### GIVEN TASK
Quote the records exactly, starting at the first line and stopping after the line with "const y = d3.scaleLinear().domain([0, 2500]).range([383, 19]);"; skip the pictures.

### STORED RECORDS

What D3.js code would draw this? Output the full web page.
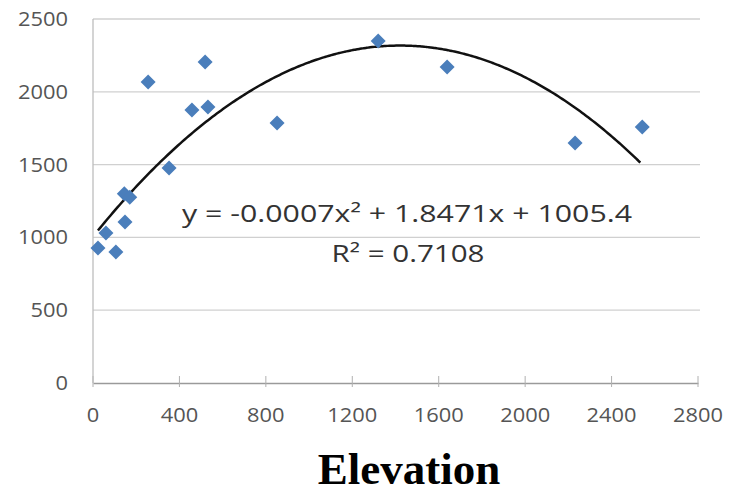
<!DOCTYPE html>
<html>
<head>
<meta charset="utf-8">
<script src="https://cdn.jsdelivr.net/npm/d3@7"></script>
<style>
  body { margin: 0; background: #fff; }
  svg { display: block; }
</style>
</head>
<body>
<svg id="chart" width="736" height="495"></svg>
<script>
// elevation vs value
const elevation = [23, 60, 106, 148, 145, 170, 255, 352, 458, 519, 532, 852, 1320, 1639, 2231, 2542];
const values    = [927, 1030, 900, 1106, 1300, 1275, 2067, 1477, 1875, 2205, 1896, 1786, 2349, 2170, 1648, 1758];
const xTicks = [0, 400, 800, 1200, 1600, 2000, 2400, 2800];
const yTicks = [0, 500, 1000, 1500, 2000, 2500];
// poly trendline coefficients (a x^2 + b x + c)
const trend = [-0.00065, 1.8471, 1005.4];
const eqLabel = "y = -0.0007x² + 1.8471x + 1005.4";
const r2Label = "R² = 0.7108";
const title = "Elevation";

const svg = d3.select("#chart");
const x = d3.scaleLinear().domain([0, 2800]).range([93, 698]);
const y = d3.scaleLinear().domain([0, 2500]).range([383, 19]);

// gridlines
svg.append("g").selectAll("line").data(yTicks.filter(d => d > 0)).join("line")
    .attr("x1", 93).attr("x2", 700)
    .attr("y1", d => y(d)).attr("y2", d => y(d))
    .attr("stroke", "#d0d0d0").attr("stroke-width", 1.3);

// axes
let xa = svg.append("g").attr("transform", "translate(0,383)")
    .call(d3.axisBottom(x).tickValues(xTicks).tickSize(0).tickPadding(0).tickFormat(""));
xa.select(".domain").attr("stroke", "#9a9a9a").attr("stroke-width", 1.3);
svg.append("g").selectAll("line").data(xTicks).join("line")
    .attr("x1", d => x(d)).attr("x2", d => x(d)).attr("y1", 376).attr("y2", 387)
    .attr("stroke", "#b0b0b0").attr("stroke-width", 1);
svg.append("line").attr("x1", 93).attr("x2", 93).attr("y1", 19).attr("y2", 383)
    .attr("stroke", "#bdbdbd").attr("stroke-width", 1.3);

// tick labels, a bit stretched like the original
svg.append("g").selectAll("text").data(xTicks).join("text")
    .attr("x", d => x(d)).attr("y", 422).attr("text-anchor", "middle")
    .attr("font-family", "Open Sans").attr("font-size", 20).attr("fill", "#555")
    .attr("textLength", d => String(d).length * 12.5).attr("lengthAdjust", "spacingAndGlyphs")
    .text(d => d);
svg.append("g").selectAll("text").data(yTicks).join("text")
    .attr("x", 68).attr("y", d => y(d) + 7).attr("text-anchor", "end")
    .attr("font-family", "Open Sans").attr("font-size", 20).attr("fill", "#555")
    .attr("textLength", d => String(d).length * 12.5).attr("lengthAdjust", "spacingAndGlyphs")
    .text(d => d);

// trendline over the data range
const xs = d3.range(d3.min(elevation), d3.max(elevation) + 1, 10);
const f = v => trend[0] * v * v + trend[1] * v + trend[2];
svg.append("path").datum(xs)
    .attr("d", d3.line().x(d => x(d)).y(d => y(f(d))).curve(d3.curveBasis))
    .attr("fill", "none").attr("stroke", "#111").attr("stroke-width", 2.5);

// diamond markers
svg.append("g").selectAll("path").data(elevation).join("path")
    .attr("transform", (d, i) => `translate(${x(d)},${y(values[i])})`)
    .attr("d", "M0,-7.5L7.5,0L0,7.5L-7.5,0Z")
    .attr("fill", "#4a7ebb");

// equation text
svg.append("text").attr("x", 407).attr("y", 222).attr("text-anchor", "middle")
    .attr("font-family", "Open Sans").attr("font-size", 24).attr("fill", "#333")
    .attr("textLength", 450).attr("lengthAdjust", "spacingAndGlyphs")
    .text(eqLabel);
svg.append("text").attr("x", 408).attr("y", 262).attr("text-anchor", "middle")
    .attr("font-family", "Open Sans").attr("font-size", 24).attr("fill", "#333")
    .attr("textLength", 153).attr("lengthAdjust", "spacingAndGlyphs")
    .text(r2Label);

svg.append("text").attr("x", 409).attr("y", 484).attr("text-anchor", "middle")
    .attr("font-family", "Liberation Serif").attr("font-weight", "bold")
    .attr("font-size", 45).attr("fill", "#000")
    .text(title);
</script>
</body>
</html>
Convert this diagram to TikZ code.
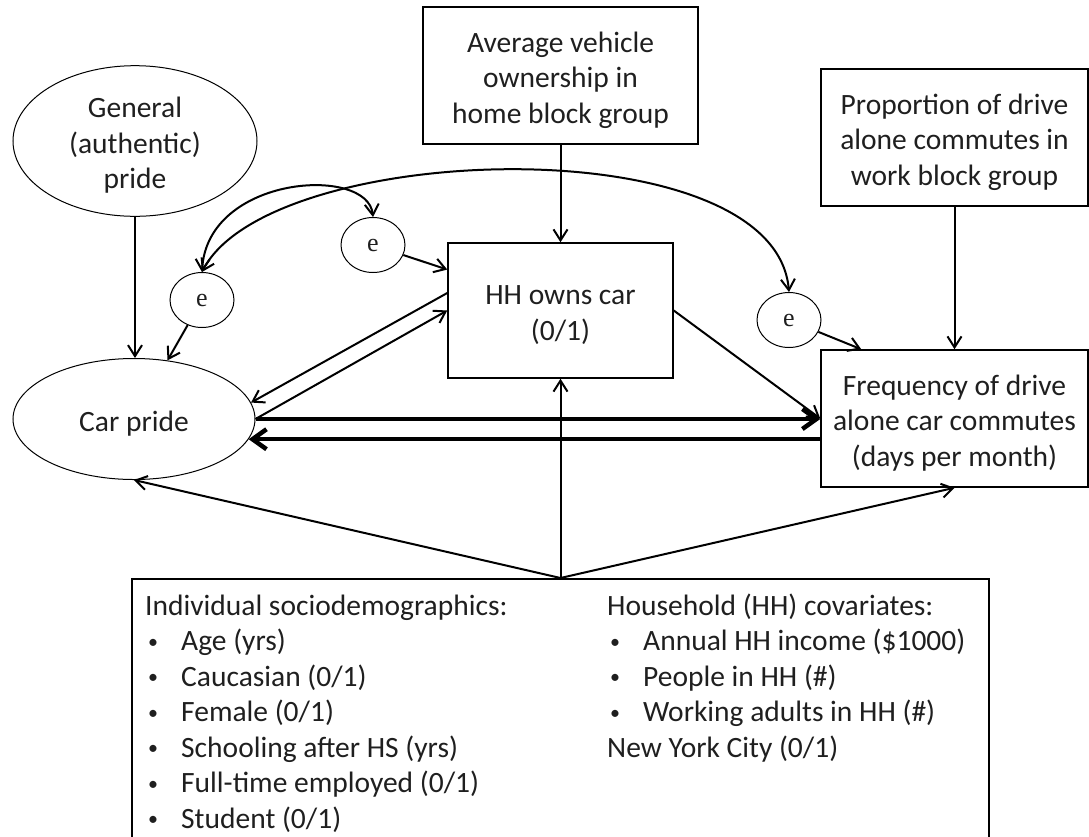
\documentclass[tikz,border=0pt]{standalone}
\usepackage{fontspec}
\setmainfont{Carlito}
\newfontfamily\efont{Liberation Serif}
\usetikzlibrary{arrows.meta,shapes.geometric,calc}
\newcommand\itembul{\makebox[36pt][l]{\hspace{3pt}\raisebox{2.5pt}{\fontsize{20}{20}\selectfont •}}}
\newcommand\lowtxt[1]{\raisebox{-5pt}[\height][\depth]{\begin{tabular}{@{}c@{}}#1\end{tabular}}}
\begin{document}
\begin{tikzpicture}[x=1pt,y=-1pt,
  every node/.style={font=\fontsize{29.5}{35.5}\selectfont, text=black!88},
  rbox/.style={draw, line width=1.5pt, inner sep=0pt, align=center},
  ell/.style={draw, ellipse, line width=1pt, inner sep=0pt, align=center},
  errnode/.style={draw, ellipse, line width=1pt, inner sep=0pt, minimum width=64pt, minimum height=55pt, font=\efont\fontsize{26}{30}\selectfont},
  arr/.style={line width=2pt, -{Straight Barb[length=11pt,width=14pt]}},
  darr/.style={line width=2pt, {Straight Barb[length=11pt,width=14pt]}-{Straight Barb[length=11pt,width=14pt]}},
  tharr/.style={line width=4.5pt, -{Straight Barb[length=14pt,width=20pt]}},
  coltext/.style={anchor=base west, inner sep=0pt}
]
\useasboundingbox (0,0) rectangle (1089,836);

% boxes and ellipses
\node[rbox, minimum width=275pt, minimum height=137pt] (avg) at (560.5,75.5) {\lowtxt{Average vehicle\\ownership in\\home block group}};
\node[rbox, minimum width=267pt, minimum height=137pt] (prop) at (954.5,137.5) {\lowtxt{Proportion of drive\\alone commutes in\\work block group}};
\node[rbox, minimum width=225pt, minimum height=135pt] (hh) at (560.5,310.5) {\lowtxt{HH owns car\\(0/1)}};
\node[rbox, minimum width=267pt, minimum height=137pt] (freq) at (954.5,418.5) {\lowtxt{Frequency of drive\\alone car commutes\\(days per month)}};
\node[ell, minimum width=244pt, minimum height=129pt] (gen) at (135,141) {\lowtxt{General\\(authentic)\\pride}};
\node[ell, minimum width=242pt, minimum height=121pt] (car) at (134,419) {\lowtxt{Car pride}};
\node[errnode] (e1) at (202,300) {e};
\node[errnode] (e2) at (373,245) {e};
\node[errnode] (e3) at (789,320) {e};
\node[rbox, minimum width=857pt, minimum height=272pt, anchor=north] (bot) at (560.5,578) {};

% bottom box contents
\node[coltext] (indiv) at (145,615) {\begin{tabular}[t]{@{}l@{}}
Individual sociodemographics:\\
\itembul Age (yrs)\\
\itembul Caucasian (0/1)\\
\itembul Female (0/1)\\
\itembul Schooling after HS (yrs)\\
\itembul Full-time employed (0/1)\\
\itembul Student (0/1)
\end{tabular}};
\node[coltext] (hhcov) at (607,615) {\begin{tabular}[t]{@{}l@{}}
Household (HH) covariates:\\
\itembul Annual HH income (\$1000)\\
\itembul People in HH (\#)\\
\itembul Working adults in HH (\#)\\
New York City (0/1)
\end{tabular}};

% connectors
\draw[arr] (gen.south) -- (gen.south |- car.north);
\draw[arr] (e1) -- (car);
\draw[arr] (e2) -- ($(hh.north west)!0.2!(hh.south west)$);
\draw[arr] (avg.south) -- (hh.north);
\draw[arr] (prop.south) -- (freq.north);
\draw[arr] (e3) -- ($(freq.north west)+(41,0)$);
\draw[arr] (hh.east) -- (freq.west);
\draw[arr] ($(hh.west)+(0,-17.5)$) -- (car.8);
\draw[arr] (car.east) -- (hh.west);
\draw[tharr] (car.east) -- (car.east -| freq.west);
\draw[tharr] (car.-10 -| freq.west) -- (car.-10);
\draw[arr] (bot.north) -- (car.south);
\draw[arr] (bot.north) -- (hh.south);
\draw[arr] (bot.north) -- (freq.south);

% correlated errors
\draw[darr] (e1.north) .. controls (207,175) and (368,165) .. (e2.north);
\draw[darr] (e1.north) .. controls (270,140) and (775,125) .. (e3.north);
\end{tikzpicture}
\end{document}
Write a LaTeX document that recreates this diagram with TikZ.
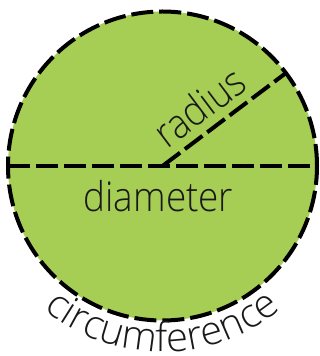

### RESULT BELOW
What D3.js code would draw this? Output the full web page.
<!DOCTYPE html>
<html>
<head>
<meta charset="utf-8">
<script src="https://cdn.jsdelivr.net/npm/d3@7"></script>
<style>
  body { margin: 0; background: #fff; }
  svg { display: block; }
</style>
</head>
<body>
<svg id="chart" width="736" height="495"></svg>
<script>
// elevation vs value
const elevation = [23, 60, 106, 148, 145, 170, 255, 352, 458, 519, 532, 852, 1320, 1639, 2231, 2542];
const values    = [927, 1030, 900, 1106, 1300, 1275, 2067, 1477, 1875, 2205, 1896, 1786, 2349, 2170, 1648, 1758];
const xTicks = [0, 400, 800, 1200, 1600, 2000, 2400, 2800];
const yTicks = [0, 500, 1000, 1500, 2000, 2500];
// poly trendline coefficients (a x^2 + b x + c)
const trend = [-0.00065, 1.8471, 1005.4];
const eqLabel = "y = -0.0007x² + 1.8471x + 1005.4";
const r2Label = "R² = 0.7108";
const title = "Elevation";

const svg = d3.select("#chart");
const x = d3.scaleLinear().domain([0, 2800]).range([93, 698]);
const y = d3.scaleLinear().domain([0, 2500]).range([383, 19]);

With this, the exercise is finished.